From the glazed look on their faces, it was clear that Arnald-Amalric was once more castigating them. Heresy, the fires of hell, the dangers of the vernacular, all subjects about which he was capable of lambasting an audience for hours.
Evreux had no respect for either of them. He thought their ambitions pathetic – a few gold coins, wine and whores, a little fighting, then home in glory having served their forty days. Only de Montfort, seated a little further down the table, seemed to be listening. His eyes burned with an unpleasant zeal matched only by the Abbot’s own fanaticism.
Evreux knew de Montfort by reputation only, even though they were near neighbours. Evreux had inherited land to the north of Chartres with good hunting. A combination of strategic marriage and repressive taxation had ensured the family’s wealth had grown steadily over the past fifty years. He had no brothers to challenge his title and no significant debts.
De Montfort’s lands were outside Paris, less than two days’ ride from Evreux’s estate. It was known de Montfort had taken the Cross at the personal request of the Duke of Burgundy, but his ambition was common knowledge, as were his piety and courage. He was a veteran of the eastern campaigns in Syria and Palestine, one of the few Crusaders who’d refused to take part in the siege of the Christian city of Zara during the Fourth Crusade to the Holy Land.
Although now in his forties, de Montfort was still as strong as an ox.

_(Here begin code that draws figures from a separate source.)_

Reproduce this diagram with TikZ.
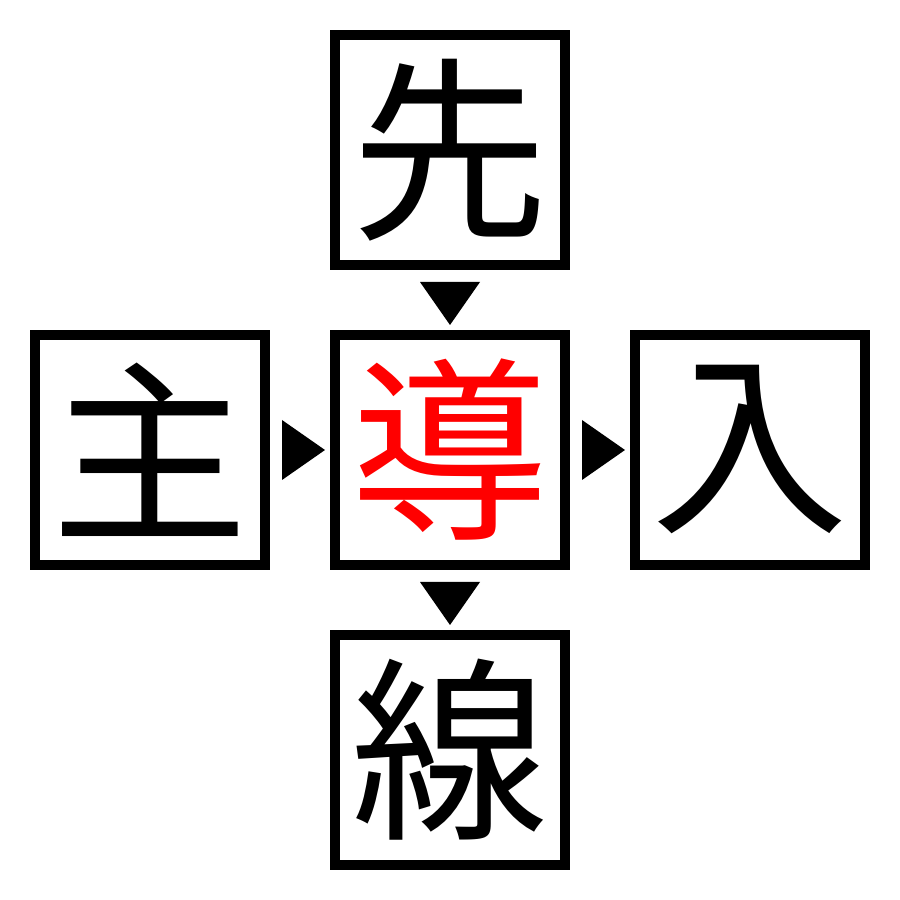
\documentclass[tikz,border=0pt]{standalone}
\usepackage{fontspec}
\newfontfamily\cjk{Noto Sans CJK JP}
\usetikzlibrary{positioning}

\begin{document}
\begin{tikzpicture}[kanjibox/.style={draw,line width=1mm,minimum size=2.3cm,inner sep=0pt,font=\cjk\fontsize{56}{56}\selectfont}]
    \useasboundingbox (0,0) rectangle (9,9);

    \node[kanjibox] (ctr) at (4.5,4.5) {\textcolor{red}{導}};
    \node[kanjibox] (top) at (4.5,7.5) {先};
    \node[kanjibox] (left) at (1.5,4.5) {主};
    \node[kanjibox] (right) at (7.5,4.5) {入};
    \node[kanjibox] (bot) at (4.5,1.5) {線};

    % arrows pointing down
    \foreach \y in {6.18,3.18}
    \fill (4.2,\y) -- (4.8,\y) -- (4.5,\y-0.43) -- cycle;

    % arrows pointing right
    \foreach \x in {2.82,5.82}
    \fill (\x,4.8) -- (\x,4.2) -- (\x+0.43,4.5) -- cycle;
  \end{tikzpicture}
\end{document}
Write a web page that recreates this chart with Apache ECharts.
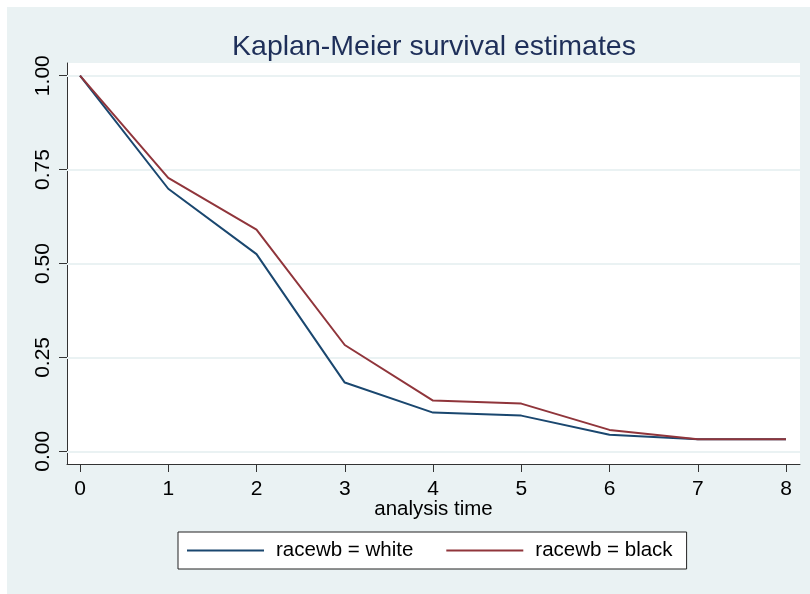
<!DOCTYPE html>
<html>
<head>
<meta charset="utf-8">
<script src="https://cdn.jsdelivr.net/npm/echarts@6/dist/echarts.min.js"></script>
<style>html,body{margin:0;padding:0;background:#fff;}#c{width:810px;height:594px;}</style>
</head>
<body>
<div id="c"></div>
<script>
var times = [0, 1, 2, 3, 4, 5, 6, 7, 8];
var white = [1.000, 0.699, 0.525, 0.183, 0.103, 0.095, 0.044, 0.032, 0.032];
var black = [1.000, 0.728, 0.590, 0.283, 0.135, 0.127, 0.057, 0.032, 0.032];
var yTicks = [0, 0.25, 0.5, 0.75, 1];
var xTicks = [0, 1, 2, 3, 4, 5, 6, 7, 8];
var seriesNames = ['racewb = white', 'racewb = black'];

var FONT = 'Liberation Sans';
var chart = echarts.init(document.getElementById('c'), null, {renderer: 'canvas'});
function pairs(xs, ys) { return xs.map(function (x, i) { return [x, ys[i]]; }); }

chart.setOption({
  backgroundColor: '#ffffff',
  animation: false,
  graphic: [{
    type: 'rect', left: 7, top: 7, z: -10,
    shape: {width: 803, height: 587},
    style: {fill: '#eaf2f3'}
  }],
  title: {
    text: 'Kaplan-Meier survival estimates',
    left: 429, textAlign: 'center', top: 28,
    textStyle: {fontFamily: FONT, fontSize: 28.5, fontWeight: 'normal', color: '#1e2f59'}
  },
  grid: {
    left: 67, top: 63, width: 733, height: 401,
    show: true, backgroundColor: '#ffffff', borderWidth: 0
  },
  legend: {
    left: 178, top: 532,
    data: seriesNames,
    icon: 'rect', itemWidth: 77, itemHeight: 2, itemGap: 33,
    padding: [8, 14, 8, 9],
    borderColor: '#222', borderWidth: 1, backgroundColor: '#ffffff',
    textStyle: {fontFamily: FONT, fontSize: 20.5, color: '#000', padding: [0, 0, 0, 7]}
  },
  xAxis: {
    type: 'value', min: -0.1473, max: 8.1586,
    name: 'analysis time', nameLocation: 'middle', nameGap: 45,
    nameMoveOverlap: false,
    nameTextStyle: {fontFamily: FONT, fontSize: 20.5, color: '#000', verticalAlign: 'middle'},
    axisLine: {show: true, onZero: false, lineStyle: {color: '#333', width: 1}},
    axisTick: {show: true, length: 8, lineStyle: {color: '#333'}, customValues: xTicks},
    axisLabel: {fontFamily: FONT, fontSize: 21, color: '#000', margin: 15, customValues: xTicks},
    splitLine: {show: false}
  },
  yAxis: {
    type: 'value', min: -0.0338, max: 1.0338,
    axisLine: {show: true, onZero: false, lineStyle: {color: '#333', width: 1}},
    axisTick: {show: true, length: 8, lineStyle: {color: '#333'}, customValues: yTicks},
    axisLabel: {
      fontFamily: FONT, fontSize: 21, color: '#000', margin: 13, rotate: 90,
      customValues: yTicks,
      formatter: function (v) { return v.toFixed(2); }
    },
    splitLine: {show: false}
  },
  series: [
    {
      name: seriesNames[0], type: 'line', data: pairs(times, white),
      showSymbol: false, symbol: 'none',
      lineStyle: {color: '#1a476f', width: 2}, itemStyle: {color: '#1a476f'},
      z: 3,
      markLine: {
        silent: true, symbol: 'none', label: {show: false},
        lineStyle: {color: '#eaf2f3', width: 2, type: 'solid'},
        data: yTicks.map(function (v) { return {yAxis: v}; }),
        z: 1
      }
    },
    {
      name: seriesNames[1], type: 'line', data: pairs(times, black),
      showSymbol: false, symbol: 'none',
      lineStyle: {color: '#90353b', width: 2}, itemStyle: {color: '#90353b'},
      z: 4
    }
  ]
});
</script>
</body>
</html>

Moody, introspective, he inspired extravagant loyalty in his men, but was distrusted by many of the barons who thought him devious and ambitious beyond his status. Evreux despised him, as he despised all those who proclaimed their actions as the work of God.
Evreux had taken the Cross for a single reason. As soon as he had accomplished his purpose, he would return to Chartres with the books he had been hunting half his lifetime. He had no intention of dying on the altar of other men’s beliefs.
What is it?“ he growled to the servant who’d appeared at his shoulder.
“There’s a messenger come for you, my lord.”
Evreux glanced up. Where is he?“ he said sharply.
Waiting just outside the camp. He would not give his name.“
“From Carcassonne?”
“He would not say, my lord.”
Bowing briefly to the top table, Evreux excused himself and slipped away, his pale face flushed. He walked quickly between the tents and animals to the glade on the eastern boundary of the camp.
At first, he could pick out only indistinct shapes in the dark between the trees. As he got closer, he recognised the man as a servant of an informer in Beziers.
Well?“ he said, disappointment hardening his voice.
The messenger dropped to his knees. We found their bodies in woods outside Coursan.“
His grey eyes narrowed. “Coursan? They were supposed to be tailing Trencavel and his men. What business had they in Coursan?”
“I cannot say, my lord,” he stammered.
At his glance, two more of his men appeared from behind the trees, their hands resting lightly on the hilts of their swords.
What was found at the site?“
“Nothing, my lord. Surcoats, weapons, horses, even the arrows that killed them were… were not there. The bodies had been stripped. Everything was taken.”
“So their identity is known?”
The servant took a step back. “The talk within the castellum is all of Amiel de Coursan’s bravery, not so much of who the men were. There was a girl, the daughter of Viscount Trencavel’s steward. Alais.”